The efficacy of chitosan has been proven, but to understand how this polysaccharide works it is necessary to describe its specific characteristics and mechanism of action.




Chitosan is a natural derivative of biological origin, which is obtained starting from the partial deacetylation of chitin (a polysaccharide composed of N-acetyl-D glucosamine units) in an alkaline environment. To date, the OIV (International Organisation of Vine and Wine) allows the usage of the use of chitosan in oenology for wine processing, or to boost the activity of fining agents in both wines and musts. However only chitosan of fungal origin, and specifically from Aspergillus niger may be used in winemaking.

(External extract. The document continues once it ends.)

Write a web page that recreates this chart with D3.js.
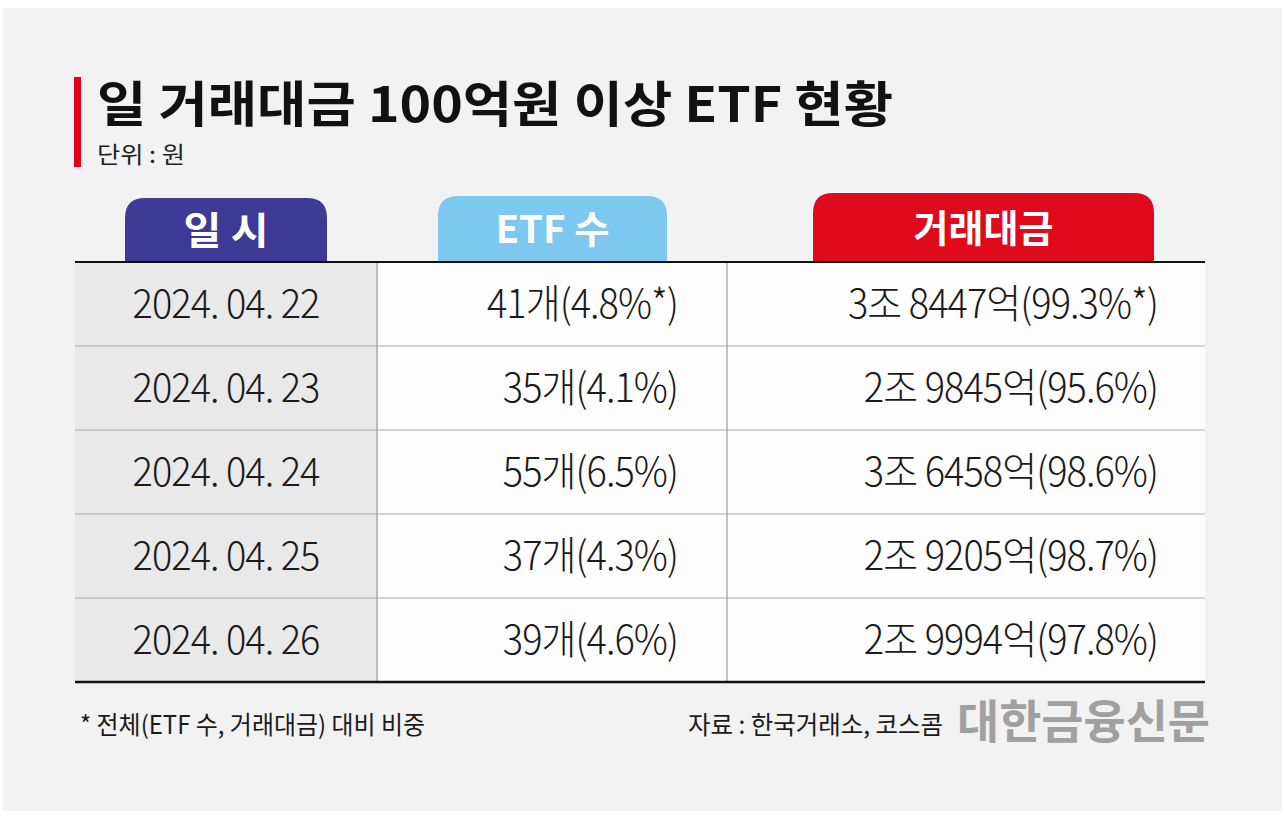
<!DOCTYPE html>
<html><head><meta charset="utf-8">
<script src="https://cdn.jsdelivr.net/npm/d3@7"></script>
<style>
html,body{margin:0;padding:0;background:#fff;}
svg{display:block;}
</style></head>
<body>
<svg id="c" width="1284" height="821"></svg>
<script>
// ---- data ----
const title = "일 거래대금 100억원 이상 ETF 현황";
const unitLabel = "단위 : 원";
const headers = ["일 시", "ETF 수", "거래대금"];
const dates = ["2024. 04. 22", "2024. 04. 23", "2024. 04. 24", "2024. 04. 25", "2024. 04. 26"];
const etfCount = [41, 35, 55, 37, 39];
const etfShare = [4.8, 4.1, 6.5, 4.3, 4.6];
const amountEok = [38447, 29845, 36458, 29205, 29994]; // 억원
const amountShare = [99.3, 95.6, 98.6, 98.7, 97.8];
const starRow = [true, false, false, false, false];
const footnote = "* 전체(ETF 수, 거래대금) 대비 비중";
const source = "자료 : 한국거래소, 코스콤";
const brand = "대한금융신문";

const svg = d3.select("#c");
const W = 1284, H = 821;
const KR = "'Noto Sans CJK KR','Noto Sans',sans-serif";

// background
svg.append("rect").attr("width", W).attr("height", H).attr("fill", "#ffffff");
svg.append("rect").attr("x", 3).attr("y", 8).attr("width", W - 5).attr("height", H - 18).attr("fill", "#f2f2f2");

// title block
svg.append("rect").attr("x", 74).attr("y", 77).attr("width", 7).attr("height", 90).attr("fill", "#e2001a");
svg.append("text").attr("x", 97).attr("y", 122).text(title)
  .attr("font-family", KR).attr("font-weight", 700).attr("font-size", 49).attr("fill", "#111")
  .attr("textLength", 796).attr("lengthAdjust", "spacingAndGlyphs");
svg.append("text").attr("x", 97).attr("y", 163).text(unitLabel)
  .attr("font-family", KR).attr("font-weight", 400).attr("font-size", 23).attr("fill", "#222")
  .attr("textLength", 88).attr("lengthAdjust", "spacingAndGlyphs");

// table geometry via scales
const tableLeft = 75, tableRight = 1205, tableTop = 262, tableBottom = 682;
const y = d3.scaleBand().domain(d3.range(dates.length)).range([tableTop, tableBottom]);
const colEdges = [tableLeft, 377, 727, tableRight];

// column backgrounds
svg.append("rect").attr("x", colEdges[0]).attr("y", tableTop).attr("width", colEdges[1] - colEdges[0])
  .attr("height", tableBottom - tableTop).attr("fill", "#e9e9e9");
svg.append("rect").attr("x", colEdges[1]).attr("y", tableTop).attr("width", colEdges[3] - colEdges[1])
  .attr("height", tableBottom - tableTop).attr("fill", "#fdfdfd");

// header tabs
const tabs = [
  {x0: 125, x1: 327, top: 198, color: "#3d3a96", w: 85},
  {x0: 438, x1: 667, top: 196, color: "#7cc8ee", w: 114},
  {x0: 813, x1: 1154, top: 193, color: "#df0a1c", w: 140}
];
const r = 20;
tabs.forEach((t, i) => {
  const b = tableTop;
  const p = `M${t.x0},${b} V${t.top + r} Q${t.x0},${t.top} ${t.x0 + r},${t.top} H${t.x1 - r} Q${t.x1},${t.top} ${t.x1},${t.top + r} V${b} Z`;
  svg.append("path").attr("d", p).attr("fill", t.color);
  svg.append("text").attr("x", (t.x0 + t.x1) / 2 - t.w / 2).attr("y", t.top + (b - t.top) / 2 + 14)
    .text(headers[i])
    .attr("font-family", KR).attr("font-weight", 700).attr("font-size", 38).attr("fill", "#fff")
    .attr("textLength", t.w).attr("lengthAdjust", "spacingAndGlyphs");
});

// row separators
svg.selectAll("line.row").data(d3.range(1, dates.length)).enter().append("line")
  .attr("x1", tableLeft).attr("x2", tableRight)
  .attr("y1", d => y(d)).attr("y2", d => y(d))
  .attr("stroke", "#a8a8a8").attr("stroke-width", 1.2);
// vertical separators
[colEdges[1], colEdges[2]].forEach(x => {
  svg.append("line").attr("x1", x).attr("x2", x).attr("y1", tableTop).attr("y2", tableBottom)
    .attr("stroke", "#9a9a9a").attr("stroke-width", 1.2);
});
// top & bottom rules
svg.append("line").attr("x1", tableLeft).attr("x2", tableRight).attr("y1", tableTop).attr("y2", tableTop)
  .attr("stroke", "#111").attr("stroke-width", 2);
svg.append("line").attr("x1", tableLeft).attr("x2", tableRight).attr("y1", tableBottom).attr("y2", tableBottom)
  .attr("stroke", "#111").attr("stroke-width", 2.5);

// cell text
const fmtAmt = v => `${Math.floor(v / 10000)}조 ${v % 10000}억`;
const cellFont = 40;
const sx = 0.95;
const rowsG = svg.append("g");
dates.forEach((d, i) => {
  const base = y(i) + y.bandwidth() / 2 + 14;
  const star = starRow[i] ? "*" : "";
  const cells = [
    {t: d, x: 226, anchor: "middle"},
    {t: `${etfCount[i]}개(${etfShare[i].toFixed(1)}%${star})`, x: 678, anchor: "end"},
    {t: `${fmtAmt(amountEok[i])}(${amountShare[i].toFixed(1)}%${star})`, x: 1158, anchor: "end"}
  ];
  cells.forEach(c => {
    rowsG.append("text")
      .attr("transform", `translate(${c.x},${base}) scale(${sx},1)`)
      .attr("text-anchor", c.anchor).text(c.t)
      .attr("font-family", KR).attr("font-weight", 300).attr("font-size", cellFont)
      .attr("fill", "#1a1a1a").attr("letter-spacing", -1);
  });
});

// footer
svg.append("text").attr("x", 80).attr("y", 734).text(footnote)
  .attr("font-family", KR).attr("font-weight", 400).attr("font-size", 25).attr("fill", "#1a1a1a")
  .attr("textLength", 345).attr("lengthAdjust", "spacingAndGlyphs");
svg.append("text").attr("x", 688).attr("y", 734).text(source)
  .attr("font-family", KR).attr("font-weight", 400).attr("font-size", 25).attr("fill", "#1a1a1a")
  .attr("textLength", 255).attr("lengthAdjust", "spacingAndGlyphs");
svg.append("text").attr("x", 957).attr("y", 738).text(brand)
  .attr("font-family", KR).attr("font-weight", 700).attr("font-size", 46).attr("fill", "#a0a0a0")
  .attr("textLength", 253).attr("lengthAdjust", "spacingAndGlyphs");
</script>
</body></html>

Research conducted in laboratory on the potential of chitosan is constantly evolving and shows surprising results; indeed, chitosan is an element which, in addition to having proven efficacy and versatility of use, also stands out because it is easily available and biodegradable.

Another important function of chitosan is the removal of metal cations from the solution, which, reduces the content of heavy metals such as iron, lead, cadmium and copper.

On the one hand, this type of action allows avoiding copper and iron instabilities, on the other, it further destabilises the microbial wall by removing structural cations.


In addition, it reduces any unwanted compounds such as ochratoxin A, a fungal toxin that can be found following microbial alterations in grapes. But what makes chitosan the polysaccharide of choice in oenology is its ability to inhibit Brettanomyces: against these contaminating yeasts, in fact, chitosan serves as an indispensable adjuvant and its use allows achieving incomparable results compared to other products.

Indeed, we know that chitosan is obtained from the partial deacetylation of chitin, during which the release of the primary amino groups occurs, which, in an acid environment, are protonated, thus yielding a positive charge.


This particular type of charged structure is functional to the disintegration of the membranes of bacteria and yeasts. In fact, one of the mechanisms by which chitosan acts results from the fact that the outside of the cell wall for bacteria is negatively charged and, therefore, being positively charged, acts by complementary charge. On the other hand, yeasts do not have an obvious negative charge, but it is thought that they incorporate chitosan into their own wall during growth, thus leading to wall disintegration. An alternative mechanism of action can be traced back to the binding of chitosan to microbial DNA, which would effectively block DNA transcription and replication.

In addition, CHITOCEL has the advantage of not belonging to the family of allergens, like other similar products that, among other things, exert an antimicrobial activity only on some families of bacteria and can contribute to increasing protein instability.

We observed an important difference before and after treatment with CHITOCEL: the first microbial count had such a high number of colonies that we could not quantify it. After treatment with CHITOCEL, we did not see any contaminating cells on the plate whatsoever.


CHITOCEL Must and CHITOCEL Red exert a clarifying action, contribute to the reduction of the content of heavy metals such as iron, lead, cadmium and copper, thus preventing iron and copper instabilities, and allow reducing any contaminants (such as ochratoxin), thanks to the synergy with yeast hulls and tannins.

Therefore, both have antimicrobial properties and allow limiting the use of sulfur dioxide, in line with growing market demands which, in recent years, have been calling for products with ever lower sulphite contents.